En tan lamentables condiciones es normal que se oscurezcan el sentido y los motivos del voto como decisión individual del ciudadano. España se encuentra hoy, cuando acudimos a las urnas, en un escenario de grandes problemas. No es sólo el terrorismo, que al fin y al cabo es un desafío sin otra respuesta que la judicial y policial, con un infranqueable cordón sanitario que lo aleje de la política. Hay un gran problema económico, de desaceleración del crecimiento con alta probabilidad de desembocar en recesión, y desde luego con previsiones estremecedoras de crecimiento del desempleo, endeudamiento de las familias y las empresas y caída de la inversión, en un marco además de grave endeudamiento exterior y crecientes dificultades de financiación. Este escenario de crisis económica coincide además con una ruptura de la unidad interior de mercado, de consecuencias imprevisibles por la falta de consenso en torno a la forma de armonizar la cohesión territorial del Estado.

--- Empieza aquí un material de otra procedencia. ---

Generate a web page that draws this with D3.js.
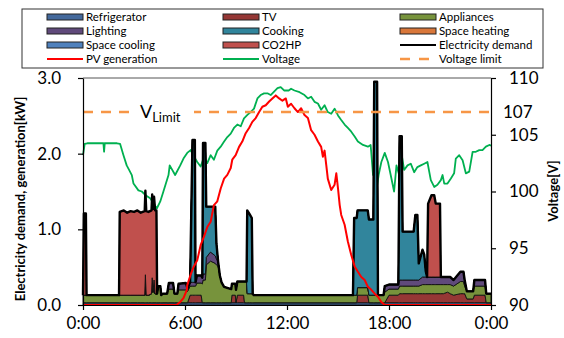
<!DOCTYPE html>
<html><head><meta charset="utf-8">
<script src="https://cdn.jsdelivr.net/npm/d3@7"></script>
<style>body{margin:0;background:#fff}svg{display:block}text{font-family:Lato,"Open Sans",sans-serif}</style>
</head><body><svg id="c" width="564" height="338"></svg>
<script>
// ---- data (hours of day) ----
const hours =        [0.00,0.05,0.17,0.21,2.12,2.16,2.40,2.60,2.80,3.00,3.20,3.40,3.63,3.67,3.72,3.85,4.03,4.07,4.12,4.18,4.24,4.32,4.36,4.42,4.55,4.60,4.70,4.95,5.05,5.30,5.38,5.55,5.62,6.05,6.15,6.30,6.44,6.58,6.62,6.70,6.95,7.02,7.06,7.20,7.25,7.50,7.78,7.85,7.95,8.05,8.15,8.30,8.72,8.76,8.96,9.00,9.08,9.45,9.50,9.62,9.66,9.80,9.93,9.98,10.05,15.88,15.95,16.10,16.15,16.75,16.82,17.08,17.13,17.30,17.35,17.68,17.75,18.00,18.55,18.62,18.75,18.80,19.45,19.55,19.67,19.75,19.97,20.07,20.16,20.24,20.30,20.50,20.66,20.75,21.00,21.05,21.20,21.45,21.60,21.80,22.20,22.38,22.45,22.58,22.95,23.02,23.65,23.72,24.00];
const refrigerator = hours.map(() => 0.03);
const tv =           [0,0,0,0,0,0,0,0,0,0,0,0,0,0,0,0,0,0,0,0,0,0,0,0,0,0,0,0,0,0,0,0,0,0,0,0.10,0.10,0.10,0.10,0.10,0.10,0,0,0,0,0,0,0,0,0,0,0,0,0.10,0.10,0,0.10,0.10,0,0,0,0,0,0,0,0,0,0,0.10,0.10,0,0,0,0,0,0,0,0.10,0.10,0.12,0.12,0.12,0.12,0.12,0.12,0.12,0.12,0.12,0.12,0.12,0.12,0.12,0.12,0.12,0.12,0.12,0.12,0.14,0.12,0.10,0.12,0.12,0.12,0.05,0.05,0.10,0.10,0,0];
const appliances =   [0.10,0.10,0.10,0.10,0.10,0.10,0.10,0.10,0.10,0.10,0.10,0.10,0.10,0.37,0.10,0.10,0.12,0.33,0.14,0.30,0.12,0.12,0.12,0.22,0.22,0.10,0.12,0.12,0.18,0.18,0.12,0.12,0.17,0.17,0.15,0.12,0.12,0.12,0.12,0.16,0.16,0.25,0.30,0.30,0.50,0.55,0.52,0.50,0.48,0.36,0.27,0.21,0.18,0.15,0.15,0.17,0.18,0.18,0.28,0.28,0.12,0.12,0.12,0.12,0.10,0.10,0.10,0.10,0.10,0.10,0.10,0.10,0.10,0.10,0.10,0.10,0.14,0.08,0.08,0.10,0.10,0.10,0.10,0.10,0.10,0.10,0.12,0.12,0.12,0.12,0.12,0.12,0.12,0.12,0.12,0.12,0.12,0.10,0.12,0.12,0.16,0.16,0.10,0.10,0.10,0.12,0.12,0.12,0.12];
const lighting =     [0,0,0,0,0,0,0,0,0,0,0,0,0,0,0,0,0,0,0,0,0,0,0,0,0,0,0,0,0.08,0.08,0,0,0.08,0.09,0.04,0.05,0.05,0.05,0.05,0.10,0.10,0.08,0.08,0.08,0.10,0.12,0.10,0.08,0.06,0,0,0,0,0,0,0,0,0,0,0,0,0,0,0,0,0,0,0,0,0,0,0,0,0,0,0,0.08,0.06,0.06,0.08,0.08,0.08,0.08,0.08,0.08,0.08,0.10,0.10,0.10,0.10,0.10,0.10,0.10,0.10,0.10,0.10,0.10,0.10,0.10,0.08,0.13,0.13,0.08,0,0,0.08,0.08,0,0];
const cooking =      [0,0,0,0,0,0,0,0,0,0,0,0,0,0,0,0,0,0,0,0,0,0,0,0,0,0,0,0,0,0,0,0,0,0,0,0,1.88,1.88,0,0,0,0,1.73,1.73,0.67,0.60,0.65,0.20,0,0,0,0,0,0,0,0,0,0,0,0,1.10,1.05,1.00,0,0,0,1.02,1.02,1.02,1.02,1.00,1.00,2.82,2.82,0,0,0,0,0,1.90,1.90,0.64,0.64,0.86,0.86,0.22,0.36,0.30,0.08,0,0,0,0,0,0,0,0,0,0,0,0,0,0,0,0,0,0,0,0];
const spaceHeating = hours.map(() => 0);
const spaceCooling = hours.map(() => 0);
const co2hp =        [0,1.08,1.08,0,0,1.10,1.12,1.09,1.11,1.10,1.12,1.09,1.11,1.11,1.11,1.10,1.10,1.10,1.10,1.10,1.10,1.10,0,0,0,0,0,0,0,0,0,0,0,0,0,0,0,0,0,0,0,0,0,0,0,0,0,0,0,0,0,0,0,0,0,0,0,0,0,0,0,0,0,0,0,0,0,0,0,0,0,0,0,0,0,0,0,0,0,0,0,0,0,0,0,0,0,0,0,0,0.97,1.08,1.08,0.97,0.97,0,0,0,0,0,0,0,0,0,0,0,0,0,0];

const pvHours = [0,5.50,5.72,5.91,6.11,6.13,6.33,6.52,6.72,6.92,7.11,7.31,7.51,7.70,7.90,8.10,8.30,8.49,8.69,8.78,8.98,9.18,9.37,9.57,9.77,9.96,10.16,10.36,10.55,10.75,10.95,11.14,11.34,11.54,11.73,11.93,12.05,12.24,12.44,12.64,12.83,13.03,13.23,13.42,13.62,13.82,14.01,14.11,14.21,14.31,14.40,14.60,14.80,14.90,15.00,15.10,15.19,15.39,15.58,15.78,15.98,16.17,16.37,16.57,16.76,16.96,17.16,17.35,17.55,17.75,24];
const pvGeneration = [0,0,0.04,0.09,0.20,0.26,0.40,0.51,0.59,0.79,0.90,1.03,1.10,1.32,1.37,1.54,1.67,1.72,1.81,1.92,1.98,2.09,2.16,2.27,2.34,2.42,2.47,2.55,2.62,2.64,2.69,2.73,2.77,2.73,2.70,2.73,2.62,2.66,2.60,2.55,2.60,2.51,2.47,2.31,2.25,2.16,2.09,1.96,2.04,1.85,1.67,1.52,1.59,1.74,1.54,1.32,1.19,1.06,0.84,0.66,0.51,0.44,0.37,0.33,0.24,0.20,0.15,0.11,0.04,0,0];

const vHours = [0,0.10,0.25,0.50,0.75,1.00,1.20,1.24,1.28,1.50,1.75,2.00,2.18,2.38,2.57,2.75,2.87,2.97,3.26,3.46,3.66,3.95,4.15,4.34,4.54,4.73,5.03,5.10,5.42,5.72,5.91,6.13,6.33,6.52,6.72,6.92,7.11,7.31,7.51,7.70,7.90,8.10,8.30,8.49,8.69,8.88,9.08,9.28,9.47,9.67,9.86,10.06,10.26,10.45,10.65,10.85,11.04,11.24,11.44,11.63,11.83,12.10,12.24,12.44,12.74,13.03,13.23,13.42,13.62,13.82,14.01,14.21,14.40,14.60,14.80,15.00,15.19,15.39,15.58,15.78,15.98,16.17,16.47,16.76,16.92,17.06,17.16,17.26,17.39,17.55,17.75,17.94,18.10,18.30,18.44,18.60,18.75,18.89,19.09,19.28,19.48,19.67,19.87,20.07,20.26,20.46,20.66,20.85,21.05,21.15,21.25,21.44,21.64,21.83,21.93,22.13,22.33,22.52,22.72,22.92,23.11,23.31,23.50,23.70,23.90,24.00];
const voltage = [103.2,104.2,104.25,104.25,104.25,104.25,104.25,103.5,104.25,104.25,104.25,104.25,104.2,103.2,102.3,101.8,101.45,100.7,100.1,100.0,99.7,99.4,98.96,98.5,99.1,100.0,101.45,102.3,101.45,102.3,102.9,103.4,103.65,103.1,102.6,102.2,103.0,102.5,103.2,102.8,103.6,103.95,104.4,104.8,105.1,105.6,105.9,105.75,106.45,106.75,107.0,107.3,108.2,108.5,108.65,108.65,108.5,108.8,109.1,109.2,108.9,108.9,109.05,108.9,108.75,108.5,108.2,108.35,107.9,107.75,107.2,107.6,107.0,106.85,107.3,106.7,106.3,105.9,105.6,105.27,104.85,104.4,104.1,103.95,104.1,101.45,101.9,100.1,101.45,102.6,103.4,102.6,101.45,100.0,102.3,101.45,103.2,101.9,102.3,102.45,101.7,102.15,102.3,102.45,102.6,101.0,100.4,100.6,101.0,101.45,100.7,100.7,101.15,101.6,102.9,103.2,102.75,101.6,101.75,103.5,103.5,103.65,103.65,103.95,104.1,104.05];
const voltageLimit = 107;

const keys = ["Refrigerator","TV","Appliances","Lighting","Cooking","Space heating","Space cooling","CO2HP"];
const seriesArrays = [refrigerator,tv,appliances,lighting,cooking,spaceHeating,spaceCooling,co2hp];
const colors = ["#44699C","#953735","#77933C","#604A7B","#31859C","#D9773A","#4F81BD","#C0504D"];
const xTicks = [0,6,12,18,24];
const yTicks = [0,1,2,3];
const vTicks = [90,95,100,105,110];

// ---- layout ----
const L = 83, R = 491, T = 78, B = 305;
const svg = d3.select("#c");
const x = d3.scaleLinear().domain([0,24]).range([L,R]);
const y = d3.scaleLinear().domain([0,3]).range([B,T]);
const yV = d3.scaleLinear().domain([90,110]).range([B,T]);

const rows = hours.map((t,i)=>{const o={t}; keys.forEach((k,j)=>o[k]=seriesArrays[j][i]); return o;});
const stacked = d3.stack().keys(keys)(rows);

// voltage (beneath stack)
svg.append("path").datum(vHours.map((t,i)=>[t,voltage[i]]))
  .attr("fill","none").attr("stroke","#00B050").attr("stroke-width",1.8).attr("stroke-linejoin","round")
  .attr("d", d3.line().x(d=>x(d[0])).y(d=>yV(d[1])));

const area = d3.area().x(d=>x(d.data.t)).y0(d=>y(d[0])).y1(d=>y(d[1]));
svg.append("g").selectAll("path").data(stacked).join("path")
  .attr("fill",(d,i)=>colors[i]).attr("stroke","#111").attr("stroke-width",0.9).attr("stroke-linejoin","round")
  .attr("d",area);

// electricity demand
const total = rows.map(r=>[r.t, keys.reduce((s,k)=>s+r[k],0)]);
svg.append("path").datum(total).attr("fill","none").attr("stroke","#000").attr("stroke-width",2.4).attr("stroke-linejoin","round")
  .attr("d", d3.line().x(d=>x(d[0])).y(d=>y(d[1])));

// PV
svg.append("path").datum(pvHours.map((t,i)=>[t,pvGeneration[i]]))
  .attr("fill","none").attr("stroke","#FF0000").attr("stroke-width",2).attr("stroke-linejoin","round")
  .attr("d", d3.line().x(d=>x(d[0])).y(d=>y(d[1])));

// voltage limit
svg.append("line").attr("x1",L).attr("x2",R).attr("y1",yV(voltageLimit)).attr("y2",yV(voltageLimit))
  .attr("stroke","#F79646").attr("stroke-width",2.5).attr("stroke-dasharray","10,8");
svg.append("rect").attr("x",134).attr("y",yV(voltageLimit)-14).attr("width",60).attr("height",26).attr("fill","#fff");
const vl = svg.append("text").attr("x",140).attr("y",118).attr("font-size",18).attr("fill","#000");
vl.append("tspan").text("V");
vl.append("tspan").attr("font-size",13).attr("dy",4).text("Limit");

// frame
svg.append("line").attr("x1",L).attr("x2",R).attr("y1",T).attr("y2",T).attr("stroke","#555").attr("stroke-width",1);

// axes
const fmtAxis = g => { g.selectAll("text").attr("font-size",17).attr("fill","#000").attr("font-family","Lato"); g.selectAll("line,path").attr("stroke","#000").attr("stroke-width",1.2); };
svg.append("g").attr("transform",`translate(${L},0)`)
  .call(d3.axisLeft(y).tickValues(yTicks).tickFormat(d3.format(".1f")).tickSize(5).tickSizeOuter(0).tickPadding(17)).call(fmtAxis);
svg.append("g").attr("transform",`translate(${R},0)`)
  .call(d3.axisRight(yV).tickValues(vTicks).tickSize(5).tickSizeOuter(0).tickPadding(13)).call(fmtAxis);
svg.append("g").attr("transform",`translate(0,${B})`)
  .call(d3.axisBottom(x).tickValues(xTicks).tickFormat(d=>(d%24)+":00").tickSize(5).tickSizeOuter(0).tickPadding(7)).call(fmtAxis);
svg.append("text").attr("x",503).attr("y",yV(voltageLimit)+6).attr("font-size",17).text("107");

// axis titles
svg.append("text").attr("transform","translate(25,199) rotate(-90)").attr("text-anchor","middle")
  .attr("font-size",13).attr("font-weight","bold").text("Electricity demand, generation[kW]");
svg.append("text").attr("transform","translate(558,191) rotate(-90)").attr("text-anchor","middle")
  .attr("font-size",13).attr("font-weight","bold").text("Voltage[V]");

// legend
svg.append("rect").attr("x",22).attr("y",9).attr("width",521).attr("height",59).attr("fill","#fff").attr("stroke","#333").attr("stroke-width",1);
const legendItems = [
  {n:"Refrigerator",t:"area",c:colors[0]},{n:"TV",t:"area",c:colors[1]},{n:"Appliances",t:"area",c:colors[2]},
  {n:"Lighting",t:"area",c:colors[3]},{n:"Cooking",t:"area",c:colors[4]},{n:"Space heating",t:"area",c:colors[5]},
  {n:"Space cooling",t:"area",c:colors[6]},{n:"CO2HP",t:"area",c:colors[7]},{n:"Electricity demand",t:"line",c:"#000"},
  {n:"PV generation",t:"line",c:"#FF0000"},{n:"Voltage",t:"line",c:"#00B050"},{n:"Voltage limit",t:"dash",c:"#F79646"}];
const colX = [47,223,400], rowY = [17,31,45,59];
legendItems.forEach((it,i)=>{
  const cx = colX[i%3], cy = rowY[Math.floor(i/3)];
  if(it.t==="area") svg.append("rect").attr("x",cx).attr("y",cy-3).attr("width",36).attr("height",6).attr("fill",it.c).attr("stroke","#222").attr("stroke-width",1);
  else svg.append("line").attr("x1",cx).attr("x2",cx+36).attr("y1",cy).attr("y2",cy).attr("stroke",it.c)
      .attr("stroke-width",it.t==="dash"?2.5:1.8).attr("stroke-dasharray",it.t==="dash"?"10,9":null);
  svg.append("text").attr("x",cx+39).attr("y",cy+4).attr("font-size",11.5).text(it.n);
});
</script></body></html>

Junto a estos problemas fundamentales, hay sobre el escenario otros problemas no pequeños ni impunes, como la educación, la seguridad y la inmigración. Casi lo de menos es que hayamos descendido, en calidad y rendimiento educativo, casi a la cola del mundo desarrollado, que ya es grave, pero ¿merecemos los españoles que sea imposible un consenso político en torno a un modelo educativo despolitizado y de calidad? Que las calles y campos de este país, habituado a una delincuencia menor, casi de picaresca, se hayan convertido en pocos años en una insólita remake de los famosos años treinta de Chicago ¿no exige, al menos, un consenso político que de suficiente respaldo y medios al sistema judicial y los aparatos policiales? Que por la inmigración, junto a muy honrados trabajadores, se filtren agresivas y letales doctrinas y costumbres no ya ajenas, sino abiertamente contrarias a los derechos humanos y libertades civiles que forman la esencia y el alma de Europa ¿no aconseja que el control de la legalidad y los derechos se plasme en alguna fórmula de seguridad jurídica, llámese “contrato de integración” o de la mejor manera que la Unión Europea determine?

Cada cual tendrá la idea que tenga sobre qué mano sería más conveniente que estuviera al timón para la buena navegación de este país, en la sociedad global, durante los difíciles años que vienen, pero es jornada electoral y todos venimos obligados a manifestarlo exclusivamente en las urnas, con nuestros votos formados en la experiencia, la información recibida y la reflexión. Sucederá lo que tenga que suceder y gobernará, como es propio de una sociedad democrática avanzada, quien reciba la confianza del Parlamento emanado de la voluntad plural y compleja de los ciudadanos, como se expresa en las urnas. Es hora de abrocharse los cinturones para el aterrizaje.